* **Task brief**:
Reproduce the listing below exactly. Pictures do not belong in the copy.

* * * * *

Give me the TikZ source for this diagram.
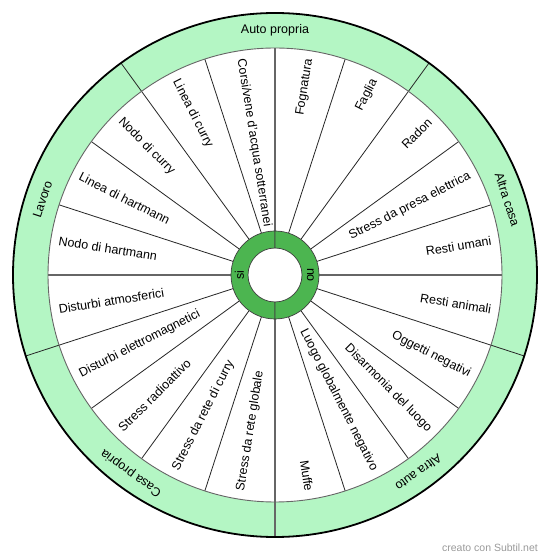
\documentclass[tikz,border=0pt]{standalone}
\usepackage{fontspec}
\setmainfont{Liberation Sans}
\definecolor{band}{RGB}{180,246,196}
\definecolor{hub}{RGB}{76,181,80}
\begin{document}
\begin{tikzpicture}[x=1pt,y=1pt,
  lbl/.style={inner sep=0pt, font=\fontsize{12.5}{15}\selectfont},
  lft/.style={lbl, anchor=west, rotate=#1},
  rgt/.style={lbl, anchor=east, rotate=#1},
  bnd/.style={lbl, anchor=center, rotate=#1},
  spoke/.style={draw=black!85, line width=0.8pt},
  axisline/.style={draw=black!60, line width=1.4pt}]
\useasboundingbox (0,0) rectangle (550,560);
\begin{scope}[shift={(275,285)}]
\coordinate (O) at (0,0);
\fill[band] (O) circle (262);
\fill[white] (O) circle (227);
% spokes
\foreach \a in {18,36,54,72,108,126,144,162,198,216,234,252,288,306,324,342}
  \draw[spoke] (\a:44) -- (\a:227);
\foreach \a in {0,90,180,270}
  \draw[axisline] (\a:44) -- (\a:227);
% band dividers
\foreach \a in {54,126,198,342}
  \draw[spoke] (\a:227) -- (\a:262);
\draw[axisline] (270:227) -- (270:262);
\draw[draw=black!60, line width=0.9pt] (O) circle (227);
\draw[black, line width=1.8pt] (O) circle (262);
% hub
\filldraw[fill=hub, draw=black!75, line width=0.7pt] (90:44) arc (90:270:44) -- (270:27) arc (270:90:27) -- cycle;
\filldraw[fill=hub, draw=black!75, line width=0.7pt] (90:44) arc (90:-90:44) -- (-90:27) arc (-90:90:27) -- cycle;
\node[bnd=90] (si) at (180:35.5) {si};
\node[bnd=-90] (no) at (0:35.5) {no};
% left labels
\node[lft=-81] (l1) at (99:219) {Corsi/vene d'acqua sotterranei};
\node[lft=-63] (l2) at (117:219) {Linea di curry};
\node[lft=-45] (l3) at (135:219) {Nodo di curry};
\node[lft=-27] (l4) at (153:219) {Linea di hartmann};
\node[lft=-9] (l5) at (171:219) {Nodo di hartmann};
\node[lft=9] (l6) at (189:219) {Disturbi atmosferici};
\node[lft=27] (l7) at (207:219) {Disturbi elettromagnetici};
\node[lft=45] (l8) at (225:219) {Stress radioattivo};
\node[lft=63] (l9) at (243:219) {Stress da rete di curry};
\node[lft=81] (l10) at (261:219) {Stress da rete globale};
% right labels
\node[rgt=81] (r1) at (81:219) {Fognatura};
\node[rgt=63] (r2) at (63:219) {Faglia};
\node[rgt=45] (r3) at (45:219) {Radon};
\node[rgt=27] (r4) at (27:219) {Stress da presa elettrica};
\node[rgt=9] (r5) at (9:219) {Resti umani};
\node[rgt=-9] (r6) at (-9:219) {Resti animali};
\node[rgt=-27] (r7) at (-27:219) {Oggetti negativi};
\node[rgt=-45] (r8) at (-45:219) {Disarmonia del luogo};
\node[rgt=-63] (r9) at (-63:219) {Luogo globalmente negativo};
\node[rgt=-81] (r10) at (-81:219) {Muffe};
% band labels
\node[bnd=0] (b1) at (90:244.5) {Auto propria};
\node[bnd=-72] (b2) at (18:244.5) {Altra casa};
\node[bnd=216] (b3) at (306:244.5) {Altra auto};
\node[bnd=144] (b4) at (234:244.5) {Casa propria};
\node[bnd=72] (b5) at (162:244.5) {Lavoro};
\end{scope}
\node[inner sep=0pt, anchor=east, text=black!40, font=\fontsize{10.5}{12}\selectfont] (wm) at (538,12) {creato con Subtil.net};
\end{tikzpicture}
\end{document}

* * * * *

* **Full solution**:
Give me the TikZ source for this diagram.
\documentclass[tikz,border=0pt]{standalone}
\usepackage{fontspec}
\setmainfont{Liberation Sans}
\definecolor{band}{RGB}{180,246,196}
\definecolor{hub}{RGB}{76,181,80}
\begin{document}
\begin{tikzpicture}[x=1pt,y=1pt,
  lbl/.style={inner sep=0pt, font=\fontsize{12.5}{15}\selectfont},
  lft/.style={lbl, anchor=west, rotate=#1},
  rgt/.style={lbl, anchor=east, rotate=#1},
  bnd/.style={lbl, anchor=center, rotate=#1},
  spoke/.style={draw=black!85, line width=0.8pt},
  axisline/.style={draw=black!60, line width=1.4pt}]
\useasboundingbox (0,0) rectangle (550,560);
\begin{scope}[shift={(275,285)}]
\coordinate (O) at (0,0);
\fill[band] (O) circle (262);
\fill[white] (O) circle (227);
% spokes
\foreach \a in {18,36,54,72,108,126,144,162,198,216,234,252,288,306,324,342}
  \draw[spoke] (\a:44) -- (\a:227);
\foreach \a in {0,90,180,270}
  \draw[axisline] (\a:44) -- (\a:227);
% band dividers
\foreach \a in {54,126,198,342}
  \draw[spoke] (\a:227) -- (\a:262);
\draw[axisline] (270:227) -- (270:262);
\draw[draw=black!60, line width=0.9pt] (O) circle (227);
\draw[black, line width=1.8pt] (O) circle (262);
% hub
\filldraw[fill=hub, draw=black!75, line width=0.7pt] (90:44) arc (90:270:44) -- (270:27) arc (270:90:27) -- cycle;
\filldraw[fill=hub, draw=black!75, line width=0.7pt] (90:44) arc (90:-90:44) -- (-90:27) arc (-90:90:27) -- cycle;
\node[bnd=90] (si) at (180:35.5) {si};
\node[bnd=-90] (no) at (0:35.5) {no};
% left labels
\node[lft=-81] (l1) at (99:219) {Corsi/vene d'acqua sotterranei};
\node[lft=-63] (l2) at (117:219) {Linea di curry};
\node[lft=-45] (l3) at (135:219) {Nodo di curry};
\node[lft=-27] (l4) at (153:219) {Linea di hartmann};
\node[lft=-9] (l5) at (171:219) {Nodo di hartmann};
\node[lft=9] (l6) at (189:219) {Disturbi atmosferici};
\node[lft=27] (l7) at (207:219) {Disturbi elettromagnetici};
\node[lft=45] (l8) at (225:219) {Stress radioattivo};
\node[lft=63] (l9) at (243:219) {Stress da rete di curry};
\node[lft=81] (l10) at (261:219) {Stress da rete globale};
% right labels
\node[rgt=81] (r1) at (81:219) {Fognatura};
\node[rgt=63] (r2) at (63:219) {Faglia};
\node[rgt=45] (r3) at (45:219) {Radon};
\node[rgt=27] (r4) at (27:219) {Stress da presa elettrica};
\node[rgt=9] (r5) at (9:219) {Resti umani};
\node[rgt=-9] (r6) at (-9:219) {Resti animali};
\node[rgt=-27] (r7) at (-27:219) {Oggetti negativi};
\node[rgt=-45] (r8) at (-45:219) {Disarmonia del luogo};
\node[rgt=-63] (r9) at (-63:219) {Luogo globalmente negativo};
\node[rgt=-81] (r10) at (-81:219) {Muffe};
% band labels
\node[bnd=0] (b1) at (90:244.5) {Auto propria};
\node[bnd=-72] (b2) at (18:244.5) {Altra casa};
\node[bnd=216] (b3) at (306:244.5) {Altra auto};
\node[bnd=144] (b4) at (234:244.5) {Casa propria};
\node[bnd=72] (b5) at (162:244.5) {Lavoro};
\end{scope}
\node[inner sep=0pt, anchor=east, text=black!40, font=\fontsize{10.5}{12}\selectfont] (wm) at (538,12) {creato con Subtil.net};
\end{tikzpicture}
\end{document}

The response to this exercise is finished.